> _What you should do_: Copy every record exactly, and keep the pictures out.

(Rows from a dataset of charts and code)
--------

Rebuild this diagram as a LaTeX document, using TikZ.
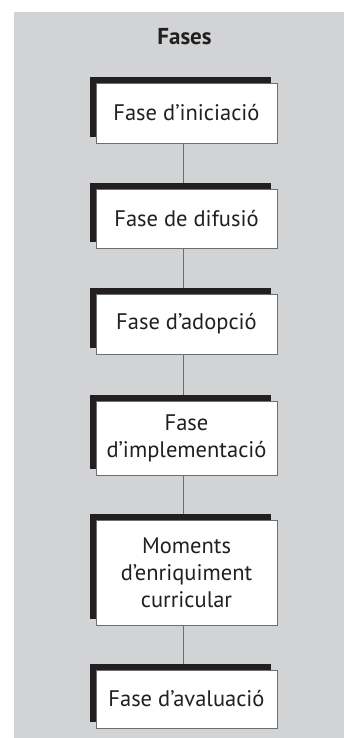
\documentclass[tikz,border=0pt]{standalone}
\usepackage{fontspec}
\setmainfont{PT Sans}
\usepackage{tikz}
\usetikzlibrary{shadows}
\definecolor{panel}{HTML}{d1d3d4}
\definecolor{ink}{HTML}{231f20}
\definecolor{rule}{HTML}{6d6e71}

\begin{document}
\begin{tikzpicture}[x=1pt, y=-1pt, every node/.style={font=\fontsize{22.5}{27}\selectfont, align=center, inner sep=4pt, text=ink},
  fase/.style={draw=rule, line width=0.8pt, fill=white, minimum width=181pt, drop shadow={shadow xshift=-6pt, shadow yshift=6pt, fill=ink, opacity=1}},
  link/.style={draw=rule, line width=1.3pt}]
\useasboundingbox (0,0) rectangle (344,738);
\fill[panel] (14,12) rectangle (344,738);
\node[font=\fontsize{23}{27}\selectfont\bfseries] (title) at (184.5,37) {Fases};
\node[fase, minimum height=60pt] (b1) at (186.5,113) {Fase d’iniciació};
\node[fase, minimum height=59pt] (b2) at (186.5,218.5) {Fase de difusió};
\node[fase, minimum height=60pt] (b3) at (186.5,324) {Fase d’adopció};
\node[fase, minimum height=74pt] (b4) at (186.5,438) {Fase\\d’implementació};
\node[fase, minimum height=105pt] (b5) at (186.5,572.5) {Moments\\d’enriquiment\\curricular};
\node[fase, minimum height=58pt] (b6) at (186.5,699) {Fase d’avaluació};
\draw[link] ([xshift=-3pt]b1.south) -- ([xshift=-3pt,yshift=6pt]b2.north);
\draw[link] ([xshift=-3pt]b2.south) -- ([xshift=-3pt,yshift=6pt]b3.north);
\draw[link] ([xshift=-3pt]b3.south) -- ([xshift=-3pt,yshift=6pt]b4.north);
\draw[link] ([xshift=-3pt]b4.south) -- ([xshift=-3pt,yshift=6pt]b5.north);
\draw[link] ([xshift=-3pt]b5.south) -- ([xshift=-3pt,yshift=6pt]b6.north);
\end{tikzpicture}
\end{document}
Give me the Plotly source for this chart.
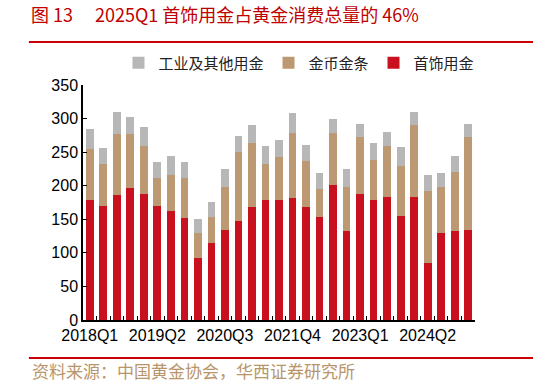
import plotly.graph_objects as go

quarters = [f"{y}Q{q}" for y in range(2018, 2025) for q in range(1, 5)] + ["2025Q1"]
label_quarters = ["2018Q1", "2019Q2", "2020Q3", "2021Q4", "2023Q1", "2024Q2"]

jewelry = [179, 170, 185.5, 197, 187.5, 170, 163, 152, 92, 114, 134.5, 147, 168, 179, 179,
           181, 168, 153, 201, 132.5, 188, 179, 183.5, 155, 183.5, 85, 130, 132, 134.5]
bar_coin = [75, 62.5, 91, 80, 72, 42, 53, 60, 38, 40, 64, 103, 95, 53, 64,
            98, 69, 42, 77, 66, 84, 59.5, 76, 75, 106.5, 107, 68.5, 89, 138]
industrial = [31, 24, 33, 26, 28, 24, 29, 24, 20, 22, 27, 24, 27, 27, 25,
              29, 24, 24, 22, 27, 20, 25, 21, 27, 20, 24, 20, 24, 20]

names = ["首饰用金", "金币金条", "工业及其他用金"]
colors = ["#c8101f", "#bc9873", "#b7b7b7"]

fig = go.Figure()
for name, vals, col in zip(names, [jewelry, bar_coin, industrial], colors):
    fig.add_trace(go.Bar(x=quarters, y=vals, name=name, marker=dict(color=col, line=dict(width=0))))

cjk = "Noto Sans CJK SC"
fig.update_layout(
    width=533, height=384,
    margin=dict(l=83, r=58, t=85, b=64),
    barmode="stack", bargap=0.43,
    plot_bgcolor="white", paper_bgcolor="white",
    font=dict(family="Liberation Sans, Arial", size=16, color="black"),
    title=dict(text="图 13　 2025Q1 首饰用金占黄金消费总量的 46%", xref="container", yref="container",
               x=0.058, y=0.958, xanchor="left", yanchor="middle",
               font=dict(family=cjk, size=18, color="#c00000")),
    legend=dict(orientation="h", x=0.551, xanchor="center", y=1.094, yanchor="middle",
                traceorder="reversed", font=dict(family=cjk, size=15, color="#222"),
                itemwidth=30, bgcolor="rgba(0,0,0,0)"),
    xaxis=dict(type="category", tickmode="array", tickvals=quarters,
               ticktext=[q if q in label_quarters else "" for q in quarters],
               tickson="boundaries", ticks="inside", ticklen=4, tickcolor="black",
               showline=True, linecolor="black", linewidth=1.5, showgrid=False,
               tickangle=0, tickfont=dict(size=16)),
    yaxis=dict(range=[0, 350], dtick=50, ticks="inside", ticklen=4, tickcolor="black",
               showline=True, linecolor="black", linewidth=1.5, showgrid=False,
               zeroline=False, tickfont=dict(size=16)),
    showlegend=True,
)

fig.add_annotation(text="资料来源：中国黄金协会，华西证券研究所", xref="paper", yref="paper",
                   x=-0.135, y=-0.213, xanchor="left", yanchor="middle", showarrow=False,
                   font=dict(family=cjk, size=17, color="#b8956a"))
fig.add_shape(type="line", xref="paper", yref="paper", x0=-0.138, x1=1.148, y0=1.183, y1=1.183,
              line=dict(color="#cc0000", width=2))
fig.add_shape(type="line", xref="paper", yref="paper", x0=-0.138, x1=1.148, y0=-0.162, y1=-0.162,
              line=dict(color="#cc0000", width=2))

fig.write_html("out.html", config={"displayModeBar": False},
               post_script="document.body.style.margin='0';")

--------

> _Written response_:
Rebuild this diagram as a LaTeX document, using TikZ.
\documentclass[tikz,border=0pt]{standalone}
\usepackage{fontspec}
\setmainfont{PT Sans}
\usepackage{tikz}
\usetikzlibrary{shadows}
\definecolor{panel}{HTML}{d1d3d4}
\definecolor{ink}{HTML}{231f20}
\definecolor{rule}{HTML}{6d6e71}

\begin{document}
\begin{tikzpicture}[x=1pt, y=-1pt, every node/.style={font=\fontsize{22.5}{27}\selectfont, align=center, inner sep=4pt, text=ink},
  fase/.style={draw=rule, line width=0.8pt, fill=white, minimum width=181pt, drop shadow={shadow xshift=-6pt, shadow yshift=6pt, fill=ink, opacity=1}},
  link/.style={draw=rule, line width=1.3pt}]
\useasboundingbox (0,0) rectangle (344,738);
\fill[panel] (14,12) rectangle (344,738);
\node[font=\fontsize{23}{27}\selectfont\bfseries] (title) at (184.5,37) {Fases};
\node[fase, minimum height=60pt] (b1) at (186.5,113) {Fase d’iniciació};
\node[fase, minimum height=59pt] (b2) at (186.5,218.5) {Fase de difusió};
\node[fase, minimum height=60pt] (b3) at (186.5,324) {Fase d’adopció};
\node[fase, minimum height=74pt] (b4) at (186.5,438) {Fase\\d’implementació};
\node[fase, minimum height=105pt] (b5) at (186.5,572.5) {Moments\\d’enriquiment\\curricular};
\node[fase, minimum height=58pt] (b6) at (186.5,699) {Fase d’avaluació};
\draw[link] ([xshift=-3pt]b1.south) -- ([xshift=-3pt,yshift=6pt]b2.north);
\draw[link] ([xshift=-3pt]b2.south) -- ([xshift=-3pt,yshift=6pt]b3.north);
\draw[link] ([xshift=-3pt]b3.south) -- ([xshift=-3pt,yshift=6pt]b4.north);
\draw[link] ([xshift=-3pt]b4.south) -- ([xshift=-3pt,yshift=6pt]b5.north);
\draw[link] ([xshift=-3pt]b5.south) -- ([xshift=-3pt,yshift=6pt]b6.north);
\end{tikzpicture}
\end{document}
Give me the Plotly source for this chart.
import plotly.graph_objects as go

quarters = [f"{y}Q{q}" for y in range(2018, 2025) for q in range(1, 5)] + ["2025Q1"]
label_quarters = ["2018Q1", "2019Q2", "2020Q3", "2021Q4", "2023Q1", "2024Q2"]

jewelry = [179, 170, 185.5, 197, 187.5, 170, 163, 152, 92, 114, 134.5, 147, 168, 179, 179,
           181, 168, 153, 201, 132.5, 188, 179, 183.5, 155, 183.5, 85, 130, 132, 134.5]
bar_coin = [75, 62.5, 91, 80, 72, 42, 53, 60, 38, 40, 64, 103, 95, 53, 64,
            98, 69, 42, 77, 66, 84, 59.5, 76, 75, 106.5, 107, 68.5, 89, 138]
industrial = [31, 24, 33, 26, 28, 24, 29, 24, 20, 22, 27, 24, 27, 27, 25,
              29, 24, 24, 22, 27, 20, 25, 21, 27, 20, 24, 20, 24, 20]

names = ["首饰用金", "金币金条", "工业及其他用金"]
colors = ["#c8101f", "#bc9873", "#b7b7b7"]

fig = go.Figure()
for name, vals, col in zip(names, [jewelry, bar_coin, industrial], colors):
    fig.add_trace(go.Bar(x=quarters, y=vals, name=name, marker=dict(color=col, line=dict(width=0))))

cjk = "Noto Sans CJK SC"
fig.update_layout(
    width=533, height=384,
    margin=dict(l=83, r=58, t=85, b=64),
    barmode="stack", bargap=0.43,
    plot_bgcolor="white", paper_bgcolor="white",
    font=dict(family="Liberation Sans, Arial", size=16, color="black"),
    title=dict(text="图 13　 2025Q1 首饰用金占黄金消费总量的 46%", xref="container", yref="container",
               x=0.058, y=0.958, xanchor="left", yanchor="middle",
               font=dict(family=cjk, size=18, color="#c00000")),
    legend=dict(orientation="h", x=0.551, xanchor="center", y=1.094, yanchor="middle",
                traceorder="reversed", font=dict(family=cjk, size=15, color="#222"),
                itemwidth=30, bgcolor="rgba(0,0,0,0)"),
    xaxis=dict(type="category", tickmode="array", tickvals=quarters,
               ticktext=[q if q in label_quarters else "" for q in quarters],
               tickson="boundaries", ticks="inside", ticklen=4, tickcolor="black",
               showline=True, linecolor="black", linewidth=1.5, showgrid=False,
               tickangle=0, tickfont=dict(size=16)),
    yaxis=dict(range=[0, 350], dtick=50, ticks="inside", ticklen=4, tickcolor="black",
               showline=True, linecolor="black", linewidth=1.5, showgrid=False,
               zeroline=False, tickfont=dict(size=16)),
    showlegend=True,
)

fig.add_annotation(text="资料来源：中国黄金协会，华西证券研究所", xref="paper", yref="paper",
                   x=-0.135, y=-0.213, xanchor="left", yanchor="middle", showarrow=False,
                   font=dict(family=cjk, size=17, color="#b8956a"))
fig.add_shape(type="line", xref="paper", yref="paper", x0=-0.138, x1=1.148, y0=1.183, y1=1.183,
              line=dict(color="#cc0000", width=2))
fig.add_shape(type="line", xref="paper", yref="paper", x0=-0.138, x1=1.148, y0=-0.162, y1=-0.162,
              line=dict(color="#cc0000", width=2))

fig.write_html("out.html", config={"displayModeBar": False},
               post_script="document.body.style.margin='0';")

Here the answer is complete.